**Task to complete:** Leave the pictures out. Return all other data exactly.
Data shown start
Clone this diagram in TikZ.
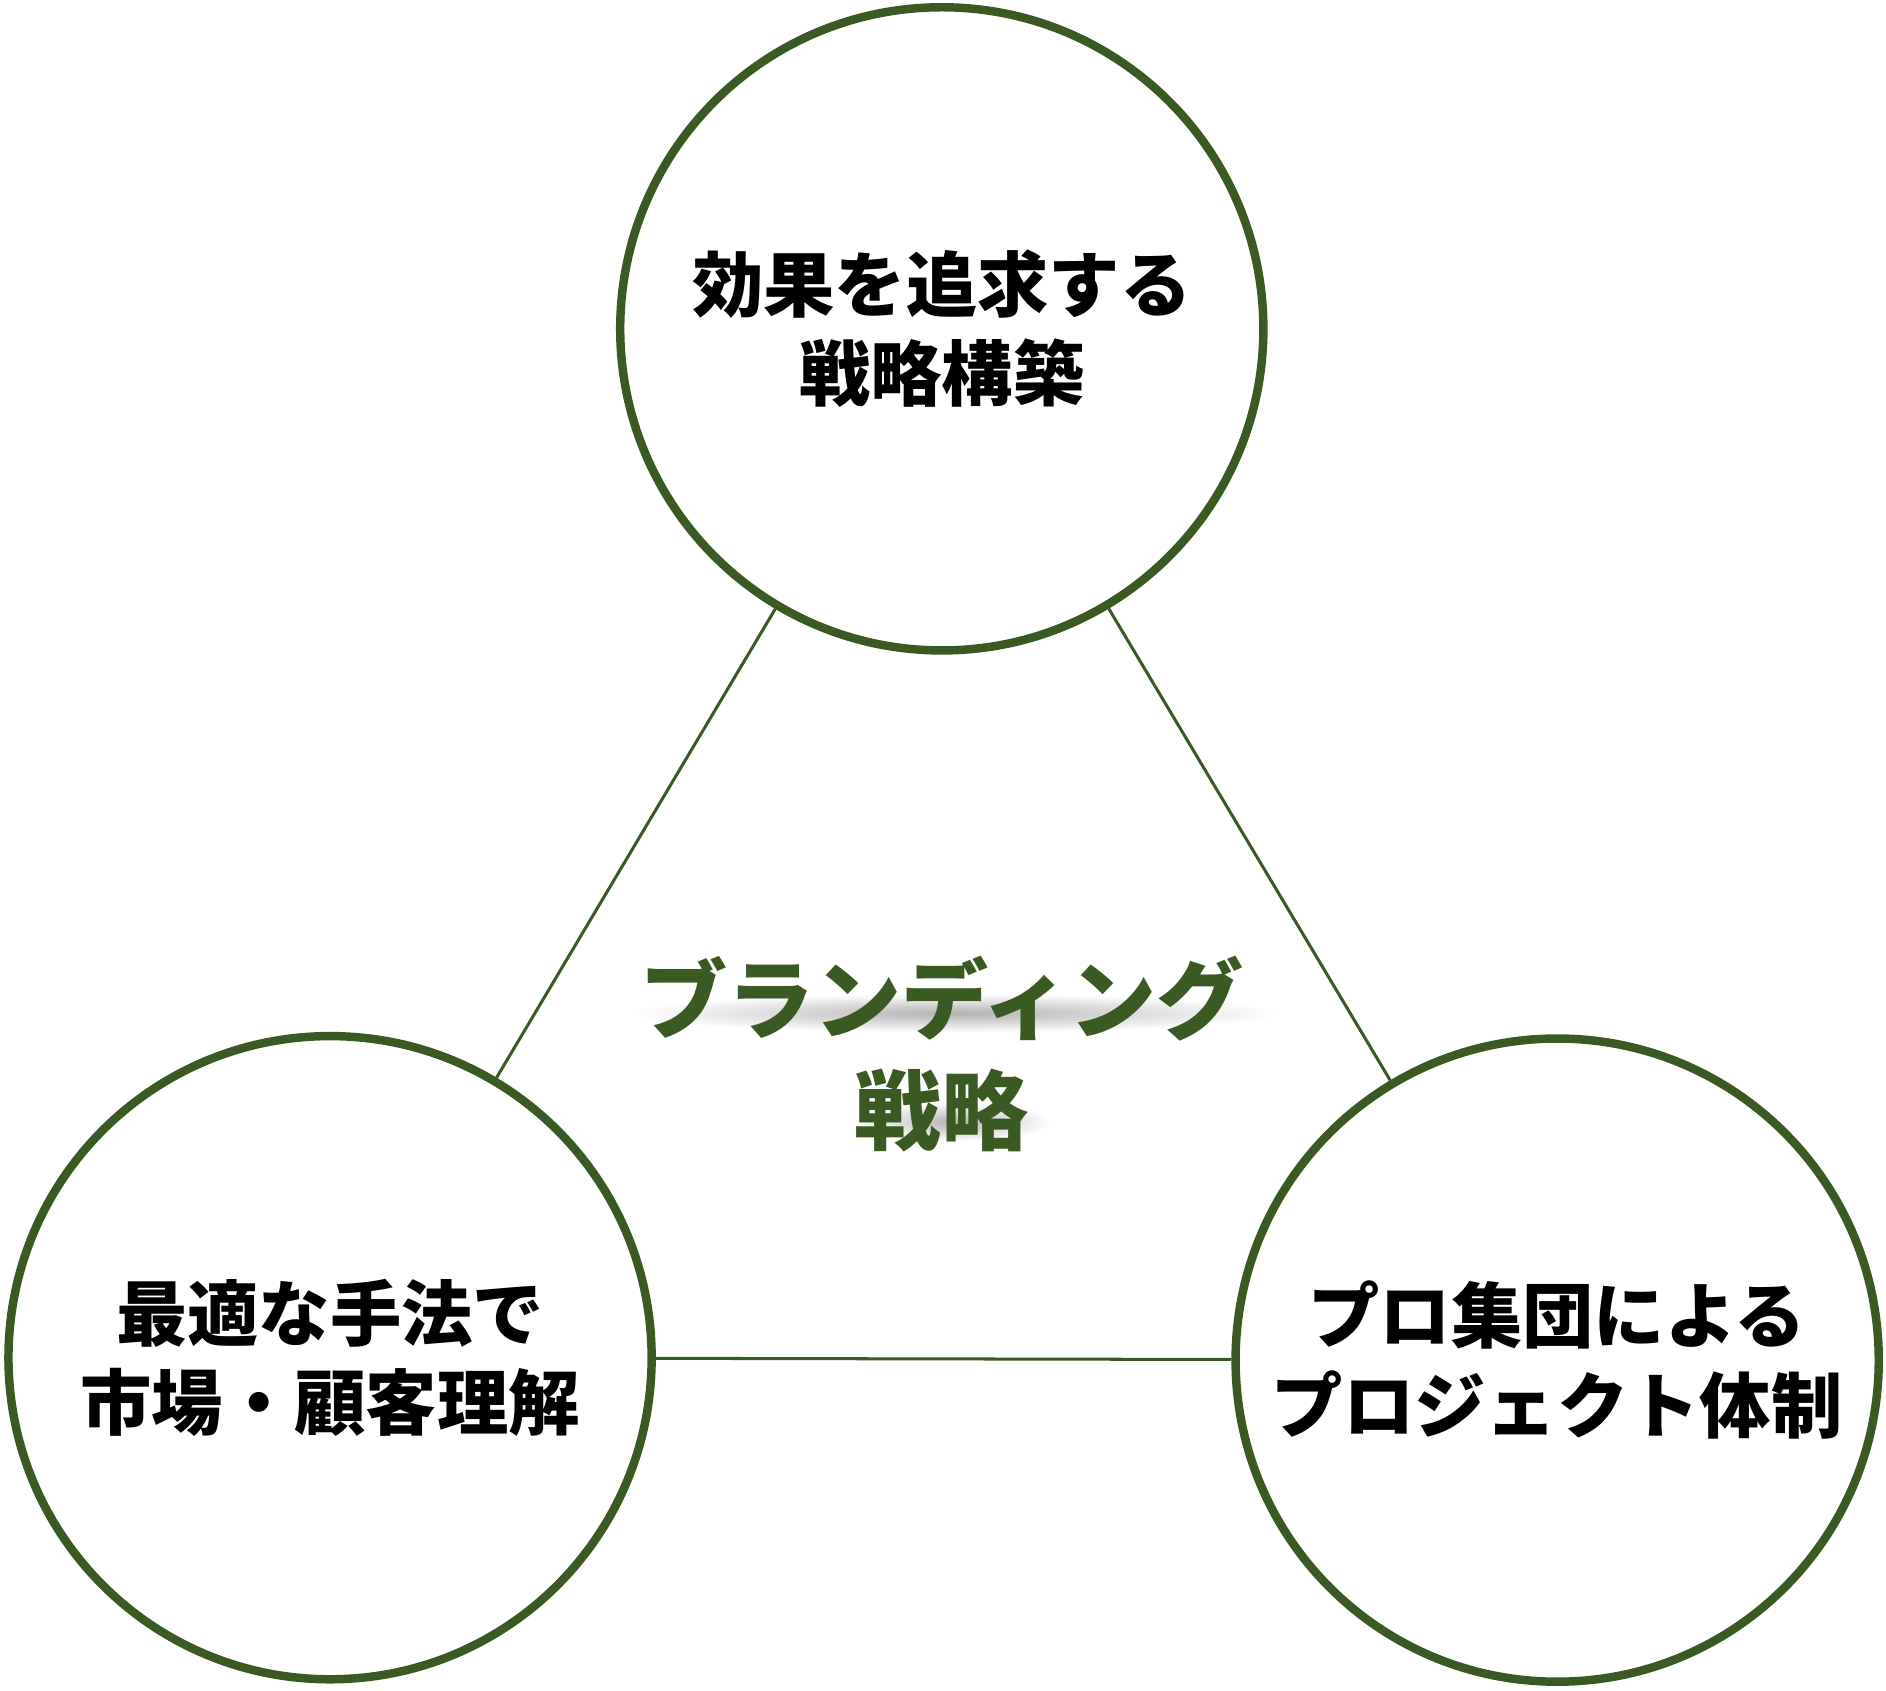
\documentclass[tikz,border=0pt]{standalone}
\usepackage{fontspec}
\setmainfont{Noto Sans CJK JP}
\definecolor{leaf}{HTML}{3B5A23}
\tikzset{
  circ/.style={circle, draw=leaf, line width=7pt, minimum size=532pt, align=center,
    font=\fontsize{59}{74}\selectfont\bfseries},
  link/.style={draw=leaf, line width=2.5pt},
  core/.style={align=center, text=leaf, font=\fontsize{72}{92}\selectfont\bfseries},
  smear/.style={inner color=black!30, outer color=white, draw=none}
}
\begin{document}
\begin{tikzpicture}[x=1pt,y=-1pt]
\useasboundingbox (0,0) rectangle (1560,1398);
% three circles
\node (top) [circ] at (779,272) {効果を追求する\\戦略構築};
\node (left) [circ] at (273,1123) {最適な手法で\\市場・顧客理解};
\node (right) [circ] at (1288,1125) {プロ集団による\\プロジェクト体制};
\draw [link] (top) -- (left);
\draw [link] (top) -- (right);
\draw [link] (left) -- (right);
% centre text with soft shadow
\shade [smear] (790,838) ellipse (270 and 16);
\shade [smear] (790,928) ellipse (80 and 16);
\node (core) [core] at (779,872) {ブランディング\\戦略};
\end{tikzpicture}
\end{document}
Data shown end
**Answer to this exercise:**
Clone this diagram in TikZ.
\documentclass[tikz,border=0pt]{standalone}
\usepackage{fontspec}
\setmainfont{Noto Sans CJK JP}
\definecolor{leaf}{HTML}{3B5A23}
\tikzset{
  circ/.style={circle, draw=leaf, line width=7pt, minimum size=532pt, align=center,
    font=\fontsize{59}{74}\selectfont\bfseries},
  link/.style={draw=leaf, line width=2.5pt},
  core/.style={align=center, text=leaf, font=\fontsize{72}{92}\selectfont\bfseries},
  smear/.style={inner color=black!30, outer color=white, draw=none}
}
\begin{document}
\begin{tikzpicture}[x=1pt,y=-1pt]
\useasboundingbox (0,0) rectangle (1560,1398);
% three circles
\node (top) [circ] at (779,272) {効果を追求する\\戦略構築};
\node (left) [circ] at (273,1123) {最適な手法で\\市場・顧客理解};
\node (right) [circ] at (1288,1125) {プロ集団による\\プロジェクト体制};
\draw [link] (top) -- (left);
\draw [link] (top) -- (right);
\draw [link] (left) -- (right);
% centre text with soft shadow
\shade [smear] (790,838) ellipse (270 and 16);
\shade [smear] (790,928) ellipse (80 and 16);
\node (core) [core] at (779,872) {ブランディング\\戦略};
\end{tikzpicture}
\end{document}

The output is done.